ECB 'unlikely to raise interest rates'
Oil prices hit a fresh high yesterday as Nymex crude rose to $54.62 a barrel as the euro strengthened against the dollar to hit $1.2615.
Mr McLaughlin said the US Federal Reserve is downplaying the effects on growth of high oil prices and has signalled another rise in rates in early November.
In Bank of Ireland's October economic bulletin, Mr Mclaughlin said a €10 rise in oil prices reduces growth by 0.5 points and adds a similar amount to inflation.
In August and September, the ECB appeared to be preparing for a rate rise before the end of the year to combat inflation but recent comments suggest it is now more worried about growth, he said.

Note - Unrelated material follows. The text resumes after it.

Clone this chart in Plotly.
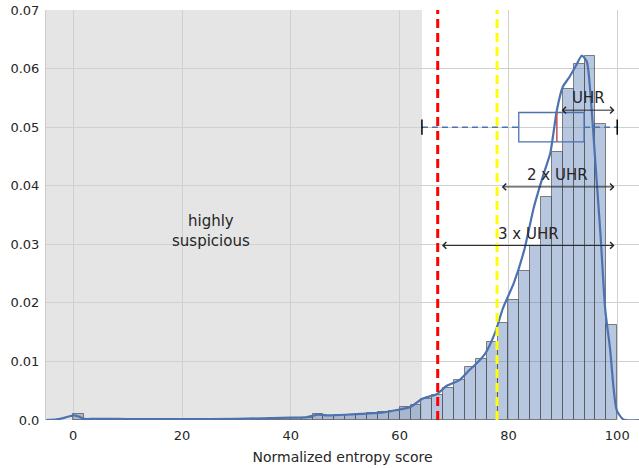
import plotly.graph_objects as go

# ---------------- data ----------------
bin_left = list(range(0, 100, 2))
density = [0.0010, 0.0002, 0.0002, 0.0002, 0.0002, 0.0001, 0.0001, 0.0001, 0.0001, 0.0001,
           0.0001, 0.0001, 0.0001, 0.0002, 0.0002, 0.0002, 0.0002, 0.0002, 0.0003, 0.0003,
           0.0003, 0.0003, 0.0010, 0.0007, 0.0008, 0.0009, 0.0010, 0.00114, 0.00137, 0.0015,
           0.0022, 0.0026, 0.0036, 0.0043, 0.0054, 0.0068, 0.0091, 0.0104, 0.0133, 0.0165,
           0.0205, 0.0254, 0.0297, 0.0380, 0.0457, 0.0565, 0.0608, 0.0622, 0.0505, 0.0162]
bin_width = 2

kde_x = [-5, -3, -1.5, 0, 1, 2, 4, 8, 12, 20, 30, 40, 43, 45, 47, 50, 54, 57, 60, 62,
         64.1, 66.8, 68.6, 71, 72.7, 74.5, 75.7, 77.5, 79, 81, 82.9, 84.7, 86.5, 87.7,
         88.9, 90, 91.1, 92.3, 93.5, 94.4, 95.3, 95.9, 96.9, 97.8, 98.7, 99.3, 99.9,
         101.1, 104]
kde_y = [0.0, 0.0001, 0.0004, 0.0008, 0.0006, 0.0002, 0.0002, 0.0002, 0.00015, 0.00015,
         0.0002, 0.0004, 0.0005, 0.0009, 0.0008, 0.0009, 0.0011, 0.0013, 0.0018, 0.0022,
         0.0036, 0.0044, 0.0058, 0.0068, 0.0084, 0.0100, 0.0113, 0.0148, 0.0191, 0.0234,
         0.0290, 0.0364, 0.0421, 0.0456, 0.0529, 0.0569, 0.0584, 0.0603, 0.0622, 0.0612,
         0.0529, 0.0450, 0.0320, 0.0188, 0.0120, 0.0057, 0.0017, 0.0001, 0.0]

box_q1, box_median, box_q3 = 81.9, 88.9, 93.9
whisker_low, whisker_high = 64.1, 100.0
box_y = 0.05
box_half_h = 0.0025
cap_half_h = 0.0013

suspicious_limit = 64.1
red_line_x = 67.0
yellow_line_x = 77.9

arrow_labels = ["UHR", "2 x UHR", "3 x UHR"]
arrow_start = [89.5, 78.5, 67.5]
arrow_end = [99.5, 99.5, 99.5]
arrow_y = [0.0529, 0.0398, 0.0298]
label_x = [94.7, 89.0, 83.6]
label_y = [0.0549, 0.0418, 0.0318]

x_ticks = [0, 20, 40, 60, 80, 100]
y_ticks = [0.0, 0.01, 0.02, 0.03, 0.04, 0.05, 0.06, 0.07]
y_tick_text = ["0.0", "0.01", "0.02", "0.03", "0.04", "0.05", "0.06", "0.07"]

# ---------------- figure ----------------
blue = "#4c72b0"
txt = "#262626"
font = "DejaVu Sans"

fig = go.Figure()

fig.add_trace(go.Bar(
    x=[b + bin_width / 2 for b in bin_left], y=density, width=bin_width,
    marker=dict(color="rgba(76,114,176,0.4)", line=dict(color="rgba(80,80,80,0.7)", width=1)),
    hoverinfo="skip", showlegend=False))

fig.add_trace(go.Scatter(
    x=kde_x, y=kde_y, mode="lines", line=dict(color=blue, width=2.2, shape="spline", smoothing=0.6),
    hoverinfo="skip", showlegend=False))

shapes = []
shapes.append(dict(type="rect", xref="x", yref="paper", x0=-5, x1=suspicious_limit, y0=0, y1=1,
                   fillcolor="#e5e5e5", line=dict(width=0), layer="below"))
shapes.append(dict(type="line", xref="x", yref="paper", x0=red_line_x, x1=red_line_x, y0=0, y1=1,
                   line=dict(color="#ff0000", width=3, dash="9px,5px")))
shapes.append(dict(type="line", xref="x", yref="paper", x0=yellow_line_x, x1=yellow_line_x, y0=0, y1=1,
                   line=dict(color="#ffff00", width=3, dash="9px,5px")))
shapes.append(dict(type="line", xref="x", yref="y", x0=whisker_low, x1=box_q1, y0=box_y, y1=box_y,
                   line=dict(color=blue, width=1.5, dash="6px,4px")))
shapes.append(dict(type="line", xref="x", yref="y", x0=box_q3, x1=whisker_high, y0=box_y, y1=box_y,
                   line=dict(color=blue, width=1.5, dash="6px,4px")))
shapes.append(dict(type="rect", xref="x", yref="y", x0=box_q1, x1=box_q3,
                   y0=box_y - box_half_h, y1=box_y + box_half_h,
                   line=dict(color=blue, width=1.3), fillcolor="rgba(0,0,0,0)"))
shapes.append(dict(type="line", xref="x", yref="y", x0=box_median, x1=box_median,
                   y0=box_y - box_half_h, y1=box_y + box_half_h,
                   line=dict(color="#c44e52", width=1.5)))
for wx in (whisker_low, whisker_high):
    shapes.append(dict(type="line", xref="x", yref="y", x0=wx, x1=wx,
                       y0=box_y - cap_half_h, y1=box_y + cap_half_h,
                       line=dict(color="black", width=1.5)))

annotations = []
for lab, xs, xe, ya, lx, ly in zip(arrow_labels, arrow_start, arrow_end, arrow_y, label_x, label_y):
    annotations.append(dict(x=xe, y=ya, ax=xs, ay=ya, xref="x", yref="y", axref="x", ayref="y",
                            text="", showarrow=True, arrowhead=4, startarrowhead=4,
                            arrowside="end+start", arrowsize=1.3, startarrowsize=1.3,
                            arrowwidth=1, arrowcolor=txt))
    annotations.append(dict(x=lx, y=ly, xref="x", yref="y", text=lab, showarrow=False,
                            font=dict(family=font, size=15, color=txt),
                            xanchor="center", yanchor="middle"))
annotations.append(dict(x=25.4, y=0.0323, xref="x", yref="y", text="highly<br>suspicious",
                        showarrow=False, font=dict(family=font, size=15, color=txt),
                        xanchor="center", yanchor="middle", align="center"))

fig.update_layout(
    width=639, height=468,
    margin=dict(l=46, r=0, t=10, b=48),
    paper_bgcolor="white", plot_bgcolor="white",
    font=dict(family=font, size=13, color=txt),
    shapes=shapes, annotations=annotations,
    bargap=0,
    xaxis=dict(range=[-5, 104], tickvals=x_ticks, showgrid=True, gridcolor="#d0d0d0", gridwidth=1,
               zeroline=False, showline=False, ticks="", automargin=False, ticklabelstandoff=6,
               title=dict(text="Normalized entropy score", standoff=10, font=dict(size=14)),
               tickfont=dict(size=13)),
    yaxis=dict(range=[0, 0.07], tickvals=y_ticks, ticktext=y_tick_text, showgrid=True,
               gridcolor="#d0d0d0", gridwidth=1, zeroline=False, showline=True, automargin=False,
               ticklabelstandoff=3,
               linecolor="#cccccc", linewidth=1, ticks="", tickfont=dict(size=13)),
)

fig.write_html("out.html", config={"displayModeBar": False},
               post_script="document.body.style.margin='0px';")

Eurozone finance ministers have expressed disquiet at a new surge in oil prices with France calling for urgent action by the EU to address the latest threat to growth.

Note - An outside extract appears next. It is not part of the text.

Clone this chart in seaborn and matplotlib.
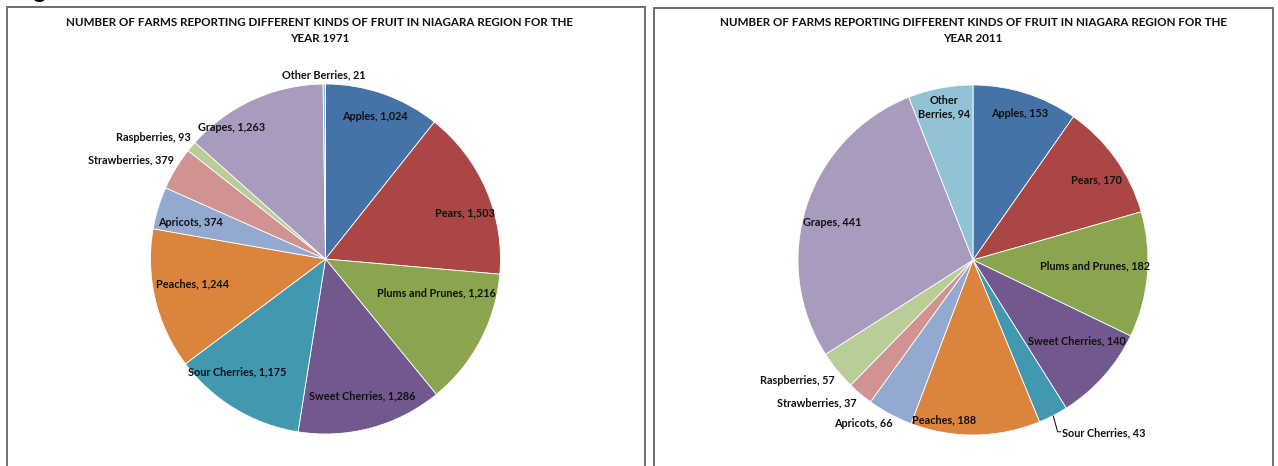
import matplotlib
matplotlib.use("Agg")
import matplotlib.pyplot as plt
from matplotlib.patches import Rectangle
import numpy as np
import seaborn as sns

# ---- data -------------------------------------------------------------
fruits = ["Apples", "Pears", "Plums and Prunes", "Sweet Cherries", "Sour Cherries",
          "Peaches", "Apricots", "Strawberries", "Raspberries", "Grapes", "Other Berries"]
farms_1971 = [1024, 1503, 1216, 1286, 1175, 1244, 374, 379, 93, 1263, 21]
farms_2011 = [153, 170, 182, 140, 43, 188, 66, 37, 57, 441, 94]
years = ["1971", "2011"]

# ---- styling ----------------------------------------------------------
sns.set_theme(style="white")
plt.rcParams["font.family"] = ["Lato", "DejaVu Sans"]
palette = sns.color_palette(["#4572A7", "#AA4643", "#89A54E", "#71588F", "#4198AF",
                             "#DB843D", "#93A9CF", "#D19392", "#B9CD96", "#A99BBD",
                             "#92C3D5"])

# label placement per slice: (radius fraction, clockwise nudge in degrees, h-align)
layout_1971 = [(0.86, 0, "center"), (0.84, 5, "center"), (0.66, -11, "center"),
               (0.81, 0, "center"), (0.82, 7, "center"), (0.77, 3, "center"),
               (0.80, -2, "center"), (1.034, 2, "right"), (1.034, 2, "right"),
               (0.92, -11, "center"), (1.05, 0, "center")]
layout_2011 = [(0.88, 0, "center"), (0.84, 2.5, "center"), (0.70, -2, "center"),
               (0.75, -4, "center"), (1.11, 0, "left"), (0.93, 11, "center"),
               (1.04, -2, "right"), (1.05, -1, "right"), (1.05, -2, "right"),
               (0.83, -3, "center"), (0.89, 0, "center")]

W, H = 1278, 466
fig = plt.figure(figsize=(W / 100, H / 100), dpi=100)
fig.patch.set_facecolor("white")

# chart frames, running off the bottom edge
for x0, x1, top in [(7, 645, 7), (654, 1273, 8)]:
    fig.add_artist(Rectangle((x0 / W, -0.05), (x1 - x0) / W, 1.05 - top / H,
                             transform=fig.transFigure, fill=False,
                             edgecolor="#6e6e6e", linewidth=1.4))

# caption above the charts (runs off the top edge)
fig.text(14 / W, 1 + 1.5 / H, "Figure 3: Fruit Farms", fontsize=17,
         fontweight="bold", color="black", va="baseline", ha="left")

R_PX = 175.0
BOX = 200.0
LABEL_SIZE = 7.8
TITLE_SIZE = 8.4


def draw_pie(cx, cy, values, year, layout, title_cx):
    ax = fig.add_axes([(cx - BOX) / W, (H - cy - BOX) / H, 2 * BOX / W, 2 * BOX / H])
    lim = BOX / R_PX
    wedges, _ = ax.pie(values, colors=palette, startangle=90, counterclock=False,
                       radius=1.0, wedgeprops=dict(edgecolor="white", linewidth=0.6))
    ax.set_xlim(-lim, lim)
    ax.set_ylim(-lim, lim)
    ax.set_aspect("equal")
    ax.axis("off")

    for w, name, val, (d, nudge, ha) in zip(wedges, fruits, values, layout):
        mid = np.deg2rad((w.theta1 + w.theta2) / 2 - nudge)
        x, y = d * np.cos(mid), d * np.sin(mid)
        if year == "2011" and name == "Other Berries":
            text = "Other\nBerries, {:,}".format(val)
        else:
            text = "{}, {:,}".format(name, val)
        ax.text(x, y, text, ha=ha, va="center", fontsize=LABEL_SIZE, fontweight="bold",
                color="#111111", linespacing=1.2)
        if ha == "left":
            # leader line from the slice edge to its label
            emid = np.deg2rad((w.theta1 + w.theta2) / 2)
            ex, ey = np.cos(emid), np.sin(emid)
            ax.plot([ex, x - 0.025, x - 0.005], [ey, y + 0.005, y + 0.005],
                    color="black", linewidth=0.7, solid_capstyle="butt")

    fig.text(title_cx / W, 1 - 23 / H,
             "NUMBER OF FARMS REPORTING DIFFERENT KINDS OF FRUIT IN NIAGARA REGION FOR THE",
             ha="center", va="center", fontsize=TITLE_SIZE, fontweight="bold", color="#111111")
    fig.text(title_cx / W, 1 - 39 / H, "YEAR " + year,
             ha="center", va="center", fontsize=TITLE_SIZE, fontweight="bold", color="#111111")


draw_pie(325.5, 259, farms_1971, years[0], layout_1971, 320)
draw_pie(973, 260, farms_2011, years[1], layout_2011, 973)

fig.savefig("out.png", dpi=100, facecolor="white")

"In view of the urgency of the problem currently facing our countries, I definitely want us to adopt as soon as possible a series of effective measures," French Finance Minister Nicolas Sarkozy said.
He recalled an appeal by the Group of Seven nations to, in his words, "improve market transparency in order to limit uncontrolled speculation" and for the EU to copy the US in publishing monthly oil stocks data.
Meanwhile, Finance Minister Brian Cowen said there were no problems with the euro's current exchange rate.
He said exchange rates were a matter for the ECB and financial markets.
Mr Cowen also expressed satisfaction with efforts being made by France and Germany to bring their deficits below EU limits.